_Short task:_ Among the entries that follow, the required portion opens with the line containing "Clone this diagram in TikZ." and closes with the line containing "(final) at (552,623)". Give that portion again exactly, and nothing else.

───── Raw records ─────

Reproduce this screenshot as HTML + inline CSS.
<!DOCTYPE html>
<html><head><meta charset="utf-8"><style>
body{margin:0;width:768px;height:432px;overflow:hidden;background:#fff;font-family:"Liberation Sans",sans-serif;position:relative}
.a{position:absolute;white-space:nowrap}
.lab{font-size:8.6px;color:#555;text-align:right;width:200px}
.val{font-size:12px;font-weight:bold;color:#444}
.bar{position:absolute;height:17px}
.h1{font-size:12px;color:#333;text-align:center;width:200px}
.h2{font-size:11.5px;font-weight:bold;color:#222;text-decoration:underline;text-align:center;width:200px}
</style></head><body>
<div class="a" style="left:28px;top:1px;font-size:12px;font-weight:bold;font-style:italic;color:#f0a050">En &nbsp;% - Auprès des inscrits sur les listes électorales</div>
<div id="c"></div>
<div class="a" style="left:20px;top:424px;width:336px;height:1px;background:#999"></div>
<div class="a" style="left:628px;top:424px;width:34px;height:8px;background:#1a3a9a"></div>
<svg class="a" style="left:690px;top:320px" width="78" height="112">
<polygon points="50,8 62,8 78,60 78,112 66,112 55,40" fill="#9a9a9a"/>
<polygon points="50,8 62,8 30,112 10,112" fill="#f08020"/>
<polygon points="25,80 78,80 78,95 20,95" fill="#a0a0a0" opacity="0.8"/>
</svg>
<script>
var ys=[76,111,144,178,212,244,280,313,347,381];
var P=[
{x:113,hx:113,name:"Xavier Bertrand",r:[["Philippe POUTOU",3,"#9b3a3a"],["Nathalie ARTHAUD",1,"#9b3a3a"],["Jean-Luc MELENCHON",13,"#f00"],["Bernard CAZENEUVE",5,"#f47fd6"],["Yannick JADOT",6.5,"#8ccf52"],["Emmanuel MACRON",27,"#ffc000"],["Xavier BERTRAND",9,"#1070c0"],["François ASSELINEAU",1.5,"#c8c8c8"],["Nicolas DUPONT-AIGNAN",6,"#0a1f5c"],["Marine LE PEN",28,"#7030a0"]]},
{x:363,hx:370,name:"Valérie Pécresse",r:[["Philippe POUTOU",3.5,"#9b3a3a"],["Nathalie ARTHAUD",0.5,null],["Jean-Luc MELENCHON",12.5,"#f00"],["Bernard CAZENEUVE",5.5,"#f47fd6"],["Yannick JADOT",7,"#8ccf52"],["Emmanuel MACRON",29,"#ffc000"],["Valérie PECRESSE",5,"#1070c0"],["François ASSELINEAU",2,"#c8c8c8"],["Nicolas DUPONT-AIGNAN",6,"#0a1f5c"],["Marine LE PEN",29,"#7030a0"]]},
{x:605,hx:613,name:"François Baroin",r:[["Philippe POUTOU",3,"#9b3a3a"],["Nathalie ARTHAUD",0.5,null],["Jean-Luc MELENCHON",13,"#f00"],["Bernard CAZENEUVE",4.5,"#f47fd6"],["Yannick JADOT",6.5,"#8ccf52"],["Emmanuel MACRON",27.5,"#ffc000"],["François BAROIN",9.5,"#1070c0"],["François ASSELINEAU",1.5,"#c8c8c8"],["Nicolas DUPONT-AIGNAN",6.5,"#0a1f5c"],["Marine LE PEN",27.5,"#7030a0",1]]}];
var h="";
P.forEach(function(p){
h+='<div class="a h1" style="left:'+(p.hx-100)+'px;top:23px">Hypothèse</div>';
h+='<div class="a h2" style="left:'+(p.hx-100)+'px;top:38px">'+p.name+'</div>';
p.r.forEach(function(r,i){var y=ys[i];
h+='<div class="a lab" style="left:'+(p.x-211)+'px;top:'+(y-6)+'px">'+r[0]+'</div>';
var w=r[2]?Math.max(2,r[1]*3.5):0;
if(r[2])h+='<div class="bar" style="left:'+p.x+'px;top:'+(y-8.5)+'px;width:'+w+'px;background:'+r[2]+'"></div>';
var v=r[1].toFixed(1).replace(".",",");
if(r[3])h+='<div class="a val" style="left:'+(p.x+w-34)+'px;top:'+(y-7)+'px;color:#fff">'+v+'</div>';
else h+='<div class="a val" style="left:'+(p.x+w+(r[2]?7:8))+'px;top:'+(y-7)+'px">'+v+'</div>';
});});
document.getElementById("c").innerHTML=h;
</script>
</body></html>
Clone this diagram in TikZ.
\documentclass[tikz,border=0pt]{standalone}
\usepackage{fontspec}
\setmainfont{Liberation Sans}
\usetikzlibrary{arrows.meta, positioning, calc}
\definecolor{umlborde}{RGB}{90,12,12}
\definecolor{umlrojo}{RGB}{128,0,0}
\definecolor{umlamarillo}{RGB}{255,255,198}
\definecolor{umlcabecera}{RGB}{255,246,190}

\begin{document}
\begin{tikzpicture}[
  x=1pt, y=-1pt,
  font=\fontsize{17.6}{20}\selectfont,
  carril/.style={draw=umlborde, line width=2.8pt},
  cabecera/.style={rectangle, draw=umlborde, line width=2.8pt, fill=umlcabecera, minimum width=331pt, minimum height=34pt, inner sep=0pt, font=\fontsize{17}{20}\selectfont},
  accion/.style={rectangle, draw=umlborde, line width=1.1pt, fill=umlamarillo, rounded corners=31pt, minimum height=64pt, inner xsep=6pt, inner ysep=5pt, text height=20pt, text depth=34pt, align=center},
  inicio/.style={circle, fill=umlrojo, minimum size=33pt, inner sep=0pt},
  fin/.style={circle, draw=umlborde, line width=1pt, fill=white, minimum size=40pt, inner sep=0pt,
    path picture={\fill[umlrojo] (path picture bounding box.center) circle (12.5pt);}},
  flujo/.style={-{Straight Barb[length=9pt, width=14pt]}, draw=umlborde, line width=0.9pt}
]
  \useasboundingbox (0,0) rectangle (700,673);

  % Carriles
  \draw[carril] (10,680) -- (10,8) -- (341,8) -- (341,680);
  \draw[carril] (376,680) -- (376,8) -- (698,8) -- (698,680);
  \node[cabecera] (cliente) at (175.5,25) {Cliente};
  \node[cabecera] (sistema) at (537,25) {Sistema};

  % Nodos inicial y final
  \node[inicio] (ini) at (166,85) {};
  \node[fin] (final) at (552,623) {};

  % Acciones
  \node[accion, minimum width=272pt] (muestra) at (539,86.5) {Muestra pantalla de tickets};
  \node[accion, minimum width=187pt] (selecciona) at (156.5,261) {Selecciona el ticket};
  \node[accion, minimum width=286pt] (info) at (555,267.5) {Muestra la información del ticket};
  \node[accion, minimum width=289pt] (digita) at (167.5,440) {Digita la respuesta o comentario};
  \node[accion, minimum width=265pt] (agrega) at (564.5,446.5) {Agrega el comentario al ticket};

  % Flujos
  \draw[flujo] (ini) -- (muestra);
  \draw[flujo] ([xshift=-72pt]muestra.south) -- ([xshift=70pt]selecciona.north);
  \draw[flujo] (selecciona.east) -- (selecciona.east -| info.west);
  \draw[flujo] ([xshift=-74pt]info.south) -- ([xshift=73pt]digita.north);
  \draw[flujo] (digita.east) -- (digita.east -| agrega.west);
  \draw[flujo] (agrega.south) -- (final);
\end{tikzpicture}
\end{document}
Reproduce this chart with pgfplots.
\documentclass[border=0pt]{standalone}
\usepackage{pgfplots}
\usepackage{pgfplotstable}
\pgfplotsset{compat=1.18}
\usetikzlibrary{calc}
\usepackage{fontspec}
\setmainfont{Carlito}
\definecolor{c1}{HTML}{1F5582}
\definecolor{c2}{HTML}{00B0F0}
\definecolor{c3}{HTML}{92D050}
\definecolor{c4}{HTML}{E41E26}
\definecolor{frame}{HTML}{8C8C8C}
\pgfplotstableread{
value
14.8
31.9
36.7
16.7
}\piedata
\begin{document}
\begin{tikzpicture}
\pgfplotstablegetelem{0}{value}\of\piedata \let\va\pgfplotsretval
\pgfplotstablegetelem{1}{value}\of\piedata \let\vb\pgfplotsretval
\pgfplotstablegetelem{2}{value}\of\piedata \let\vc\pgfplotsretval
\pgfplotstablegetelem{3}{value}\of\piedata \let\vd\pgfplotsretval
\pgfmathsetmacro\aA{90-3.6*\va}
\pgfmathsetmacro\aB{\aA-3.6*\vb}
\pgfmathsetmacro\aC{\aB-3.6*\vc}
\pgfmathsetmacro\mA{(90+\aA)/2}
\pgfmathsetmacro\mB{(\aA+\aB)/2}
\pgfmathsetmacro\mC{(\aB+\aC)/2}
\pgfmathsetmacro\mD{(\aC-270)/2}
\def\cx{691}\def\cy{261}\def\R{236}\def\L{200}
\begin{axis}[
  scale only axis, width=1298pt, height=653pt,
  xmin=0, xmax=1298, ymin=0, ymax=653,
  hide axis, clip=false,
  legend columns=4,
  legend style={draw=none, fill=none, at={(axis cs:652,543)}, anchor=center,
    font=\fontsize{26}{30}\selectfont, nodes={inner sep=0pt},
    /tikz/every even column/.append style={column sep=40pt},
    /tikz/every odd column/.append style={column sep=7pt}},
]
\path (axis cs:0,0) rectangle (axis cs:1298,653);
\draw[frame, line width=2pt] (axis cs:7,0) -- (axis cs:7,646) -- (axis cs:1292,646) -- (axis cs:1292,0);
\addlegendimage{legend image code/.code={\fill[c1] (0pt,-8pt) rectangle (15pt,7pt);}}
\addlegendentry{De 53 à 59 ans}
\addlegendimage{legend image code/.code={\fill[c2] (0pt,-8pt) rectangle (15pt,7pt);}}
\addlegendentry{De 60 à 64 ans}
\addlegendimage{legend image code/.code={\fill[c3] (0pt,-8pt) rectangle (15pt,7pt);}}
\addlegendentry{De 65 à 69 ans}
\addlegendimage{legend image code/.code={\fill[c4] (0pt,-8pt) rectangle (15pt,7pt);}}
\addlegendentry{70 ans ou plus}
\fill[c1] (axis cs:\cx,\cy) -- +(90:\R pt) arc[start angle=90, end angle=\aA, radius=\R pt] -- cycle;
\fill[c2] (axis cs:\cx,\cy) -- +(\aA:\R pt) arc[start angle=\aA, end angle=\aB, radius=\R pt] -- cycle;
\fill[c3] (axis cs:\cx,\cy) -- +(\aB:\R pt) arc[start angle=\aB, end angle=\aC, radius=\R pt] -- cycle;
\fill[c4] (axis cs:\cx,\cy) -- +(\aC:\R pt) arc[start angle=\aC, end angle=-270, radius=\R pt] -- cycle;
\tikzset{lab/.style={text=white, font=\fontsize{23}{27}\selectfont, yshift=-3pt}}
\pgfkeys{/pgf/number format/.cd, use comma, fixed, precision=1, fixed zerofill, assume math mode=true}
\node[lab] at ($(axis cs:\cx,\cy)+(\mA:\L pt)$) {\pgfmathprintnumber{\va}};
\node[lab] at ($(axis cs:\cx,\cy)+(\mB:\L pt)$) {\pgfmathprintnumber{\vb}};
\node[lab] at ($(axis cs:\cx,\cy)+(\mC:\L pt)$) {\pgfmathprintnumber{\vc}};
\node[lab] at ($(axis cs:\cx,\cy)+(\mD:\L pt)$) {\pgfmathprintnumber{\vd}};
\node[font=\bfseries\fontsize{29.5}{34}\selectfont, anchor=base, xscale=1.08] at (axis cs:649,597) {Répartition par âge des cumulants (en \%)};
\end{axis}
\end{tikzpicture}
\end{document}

─────

_Reply:_
Clone this diagram in TikZ.
\documentclass[tikz,border=0pt]{standalone}
\usepackage{fontspec}
\setmainfont{Liberation Sans}
\usetikzlibrary{arrows.meta, positioning, calc}
\definecolor{umlborde}{RGB}{90,12,12}
\definecolor{umlrojo}{RGB}{128,0,0}
\definecolor{umlamarillo}{RGB}{255,255,198}
\definecolor{umlcabecera}{RGB}{255,246,190}

\begin{document}
\begin{tikzpicture}[
  x=1pt, y=-1pt,
  font=\fontsize{17.6}{20}\selectfont,
  carril/.style={draw=umlborde, line width=2.8pt},
  cabecera/.style={rectangle, draw=umlborde, line width=2.8pt, fill=umlcabecera, minimum width=331pt, minimum height=34pt, inner sep=0pt, font=\fontsize{17}{20}\selectfont},
  accion/.style={rectangle, draw=umlborde, line width=1.1pt, fill=umlamarillo, rounded corners=31pt, minimum height=64pt, inner xsep=6pt, inner ysep=5pt, text height=20pt, text depth=34pt, align=center},
  inicio/.style={circle, fill=umlrojo, minimum size=33pt, inner sep=0pt},
  fin/.style={circle, draw=umlborde, line width=1pt, fill=white, minimum size=40pt, inner sep=0pt,
    path picture={\fill[umlrojo] (path picture bounding box.center) circle (12.5pt);}},
  flujo/.style={-{Straight Barb[length=9pt, width=14pt]}, draw=umlborde, line width=0.9pt}
]
  \useasboundingbox (0,0) rectangle (700,673);

  % Carriles
  \draw[carril] (10,680) -- (10,8) -- (341,8) -- (341,680);
  \draw[carril] (376,680) -- (376,8) -- (698,8) -- (698,680);
  \node[cabecera] (cliente) at (175.5,25) {Cliente};
  \node[cabecera] (sistema) at (537,25) {Sistema};

  % Nodos inicial y final
  \node[inicio] (ini) at (166,85) {};
  \node[fin] (final) at (552,623) {};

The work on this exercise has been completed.